Pierre de Fermat (1601 - 1665) and Max-Min Problems

The following basic result in first semester calculus is nowdays often referred to in these texts as Fermat's Theorem:

Fermat's Theorem: If f has a local maximum or minimum at c, and if f '(c) exists, then f '(c) = 0.

Indeed, Fermat's own contemporaries so identified him as having a strong interest in maximum-minimum problems that ina priority dispute over the introduction of coordinate systems and analytic geometry, Rene Descartes sarcastically referred to Fermat as vostre Conseiller De Maximus et Minimis.

However, the rigorous definition of f '(c) using a precise formulation of the concept of limits as we present it nowdays in calculus courses awaited Augustin-Louis Cauchy (1789 - 1857) and Karl Weierstrass (1815 - 1897), with the latter formulating the limit definition in delta-epsilon language just as we teach today. In the 1600's, various scientists including Barrow, Descartes and Fermat solved specific calculus problems somewhat on a case by case basis, but the systematic formulation and broader use of calculus as a general tool awaited the researches of Isaac Newton (1642 - 1727) and Gottfried Wilhelm Leibniz (1646 - 1716).

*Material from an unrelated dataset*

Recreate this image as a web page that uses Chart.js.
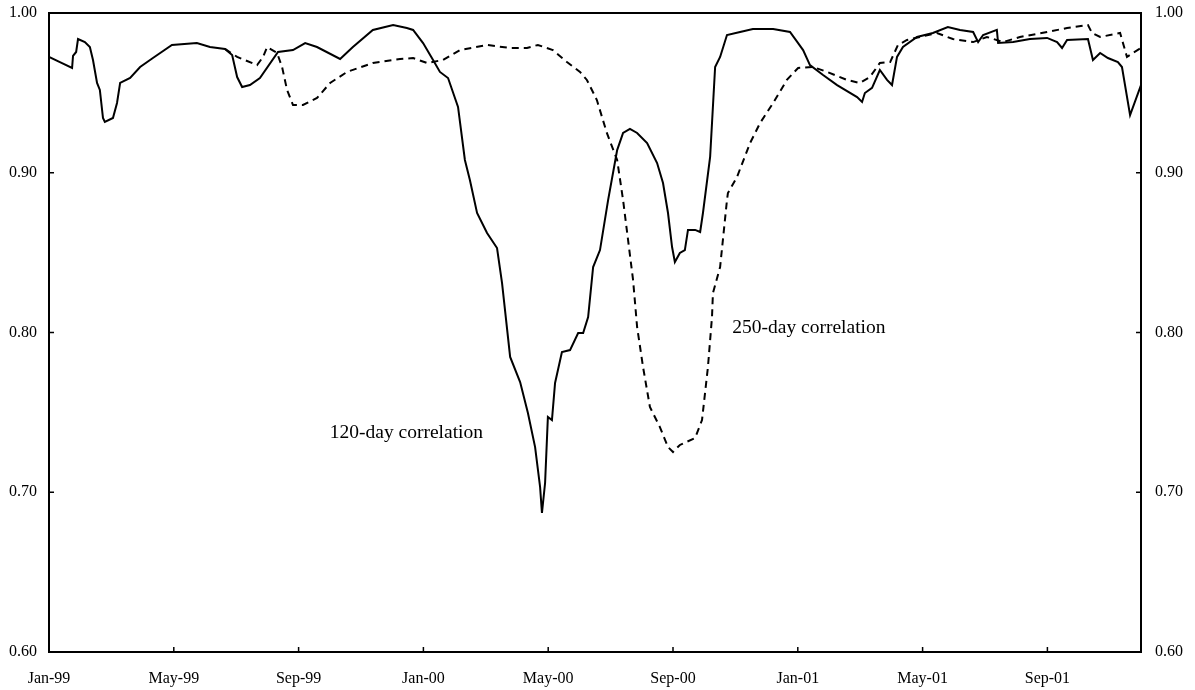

So let us look at an example of how Fermat himself solved a typical max-min problem, the problem of dividing a straight line segment of length L into two pieces so that the rectangle formed with the two pieces as sides has maximum area. To use more contemporary notation than Fermat did, let x and L - x denote the length of the two sides, x in [0,L], and let f(x) denote the corresponding area of the rectangle. Thus

(1) f(x) = x(L - x) = Lx - x².

Rather than taking the first derivative and solving f '(x) = 0 as we do in basic calculus, Fermat employed the intuitive principle that near a maximum or minimum, the function f(x) changes less rapidly with an increment of x to x + e. Hence, as a first step toward solving this problem, Fermat considered the resulting equation

(2) f(x + e) = f(x).

Calculating explicitly using formula (1), we have

(3) L(x + e ) - (x + e)² = Lx - x²

whence

(4) L - 2x - e = 0.

Now Fermat directed that the e term be discarded (which we might consider as putting e = 0) and so he obtains the solution L = 2x or x = L/2.

If we check with the usual calculus methods, and calculate f '(x) from (1), we have f '(x) = L - 2x, in agreement with (4) in the case that e = 0.